Robert Hardman, vice president of fuel supply for Dynegy Inc., said that while the "days of the 10-year contract are over," Dynegy still contracts coal for two to three years out but does not want to contract all of its coal needs out that far. He said many buyers are now closer to a more typical procurement program in which about 15% to 20% of coal will sell on the spot market.
"Folks probably went into the year planning to have a spot program, but then when reality hit, burn was down and demand was down," Hardman said. "Instead of purchasing spot coal, folks took their contract coal where they could. They piled it up, they renegotiated contracts and they burned what they could, but I think basically we wound up with an oversupply. We're finally working our way out."

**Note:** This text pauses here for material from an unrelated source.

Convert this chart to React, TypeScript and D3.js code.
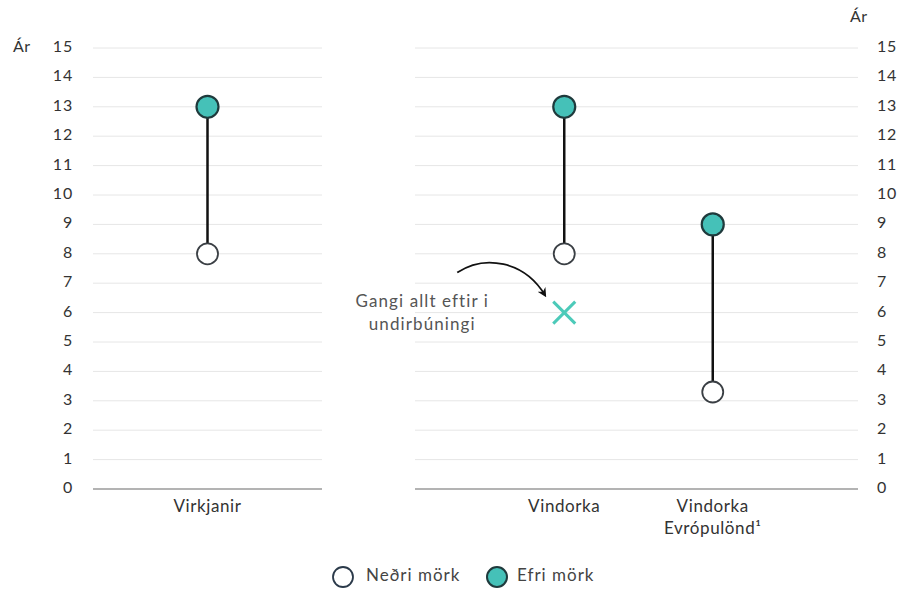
import React from "react";
import * as d3 from "d3";

const categories = ["Virkjanir", "Vindorka", "Vindorka Evrópulönd¹"];
const leftCategories = ["Virkjanir"];
const rightCategories = ["Vindorka", "Vindorka Evrópulönd¹"];
const lowerBound = [8, 8, 3.3];
const upperBound = [13, 13, 9];
const scenarioCategory = "Vindorka";
const scenarioValue = 6;
const yTicks = [0, 1, 2, 3, 4, 5, 6, 7, 8, 9, 10, 11, 12, 13, 14, 15];
const annotationLines = ["Gangi allt eftir i", "undirbúningi"];
const legendLabels = ["Neðri mörk", "Efri mörk"];

const W = 900;
const H = 589;
const FONT = "Lato, 'Open Sans', sans-serif";
const TEAL = "#45c1b8";
const DARK = "#1f3a3c";
const TEXT = "#333";

export default function App() {
  const y = d3.scaleLinear().domain([0, 15]).range([489, 48]);
  const xLeft = d3.scaleBand<string>().domain(leftCategories).range([93, 322]);
  const xRight = d3.scaleBand<string>().domain(rightCategories).range([490, 787]);
  const xOf = (c: string) =>
    leftCategories.includes(c)
      ? (xLeft(c) as number) + xLeft.bandwidth() / 2
      : (xRight(c) as number) + xRight.bandwidth() / 2;

  const panels = [
    [93, 322],
    [415, 858],
  ];

  const sx = xOf(scenarioCategory);
  const sy = y(scenarioValue);
  const xs = 11;

  const arrowPath = d3.path();
  arrowPath.moveTo(sx - 107, sy - 40);
  arrowPath.bezierCurveTo(sx - 80, sy - 58, sx - 40, sy - 52, sx - 19, sy - 17);

  return (
    <svg
      width={W}
      height={H}
      style={{ position: "absolute", left: 0, top: 0, background: "#fff" }}
      fontFamily={FONT}
    >
      <defs>
        <marker
          id="ah"
          viewBox="0 0 10 10"
          refX="8"
          refY="5"
          markerWidth="5"
          markerHeight="5"
          orient="auto"
        >
          <path d="M0,0 L10,5 L0,10 L3,5 Z" fill="#111" />
        </marker>
      </defs>

      {/* gridlines */}
      {panels.map((p, pi) =>
        yTicks.map((t) => (
          <line
            key={`g${pi}-${t}`}
            x1={p[0]}
            x2={p[1]}
            y1={y(t)}
            y2={y(t)}
            stroke={t === 0 ? "#9a9a9a" : "#e6e6e6"}
            strokeWidth={t === 0 ? 1.3 : 1}
          />
        ))
      )}

      {/* y axis labels */}
      {yTicks.map((t) => (
        <g key={`t${t}`} fontSize={16} fill={TEXT} letterSpacing={0.8}>
          <text x={73} y={y(t)} textAnchor="end" dominantBaseline="middle">
            {t}
          </text>
          <text x={877} y={y(t)} textAnchor="start" dominantBaseline="middle">
            {t}
          </text>
        </g>
      ))}
      <text x={13} y={y(15)} dominantBaseline="middle" fontSize={16} fill={TEXT} letterSpacing={0.5}>
        Ár
      </text>
      <text x={850} y={18} dominantBaseline="middle" fontSize={16} fill={TEXT} letterSpacing={0.5}>
        Ár
      </text>

      {/* category labels */}
      {categories.map((c) => {
        const parts = c === "Vindorka Evrópulönd¹" ? ["Vindorka", "Evrópulönd¹"] : [c];
        return (
          <text
            key={`c${c}`}
            x={xOf(c)}
            textAnchor="middle"
            fontSize={17}
            fill={TEXT}
            letterSpacing={0.6}
          >
            {parts.map((pt, i) => (
              <tspan key={i} x={xOf(c)} y={512 + i * 22}>
                {pt}
              </tspan>
            ))}
          </text>
        );
      })}

      {/* dumbbells */}
      {categories.map((c, i) => (
        <g key={`d${c}`}>
          <line
            x1={xOf(c)}
            x2={xOf(c)}
            y1={y(lowerBound[i])}
            y2={y(upperBound[i])}
            stroke="#111"
            strokeWidth={2.5}
          />
          <circle cx={xOf(c)} cy={y(lowerBound[i])} r={10.5} fill="#fff" stroke="#3a3f44" strokeWidth={1.8} />
          <circle cx={xOf(c)} cy={y(upperBound[i])} r={11} fill={TEAL} stroke={DARK} strokeWidth={2.2} />
        </g>
      ))}

      {/* scenario X */}
      <g stroke="#4ccab9" strokeWidth={3} strokeLinecap="butt">
        <line x1={sx - xs} y1={sy - xs} x2={sx + xs} y2={sy + xs} />
        <line x1={sx - xs} y1={sy + xs} x2={sx + xs} y2={sy - xs} />
      </g>

      {/* annotation */}
      <path d={arrowPath.toString()} fill="none" stroke="#111" strokeWidth={1.8} markerEnd="url(#ah)" />
      {annotationLines.map((l, i) => (
        <text
          key={`a${i}`}
          x={sx - 142}
          y={sy - 6 + i * 23}
          textAnchor="middle"
          fontSize={17}
          letterSpacing={1.1}
          fill="#555"
        >
          {l}
        </text>
      ))}

      {/* legend */}
      <circle cx={343} cy={577} r={10} fill="#fff" stroke="#2b3a4a" strokeWidth={1.8} />
      <text x={366} y={577} dominantBaseline="middle" fontSize={17} letterSpacing={1} fill="#444">
        {legendLabels[0]}
      </text>
      <circle cx={497} cy={577} r={10} fill={TEAL} stroke={DARK} strokeWidth={2} />
      <text x={517} y={577} dominantBaseline="middle" fontSize={17} letterSpacing={1} fill="#444">
        {legendLabels[1]}
      </text>
    </svg>
  );
}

He added that while coal utilities are finally getting a moment to catch their breath from an "onslaught of regulations" from previous administrations, any opportunities for expansion of coal production would likely have to come from export markets, because coal consumption in the U.S. is on the decline.
"That's the reality," Hardman said. "I think what has happened is the rate of decline has probably decreased because you had a number of pressures taken off of the coal industry."
Foresight Energy LP had suggested its access to exports had been a saving grace in a tight Illinois Basin market earlier this year. CNX Coal Resources LP Senior Vice President of Energy Marketing Jim McCaffrey said on a third-quarter call that utilities are often talking about a need for flexibility when it comes to coal demand.
"We have the capability to pivot quickly to the export market," McCaffrey said. "And the need for utilities to have flexibility and the demands that they have put on that, we don't hesitate to use the logistics ... in our toolbox to quickly pivot to make the right moves."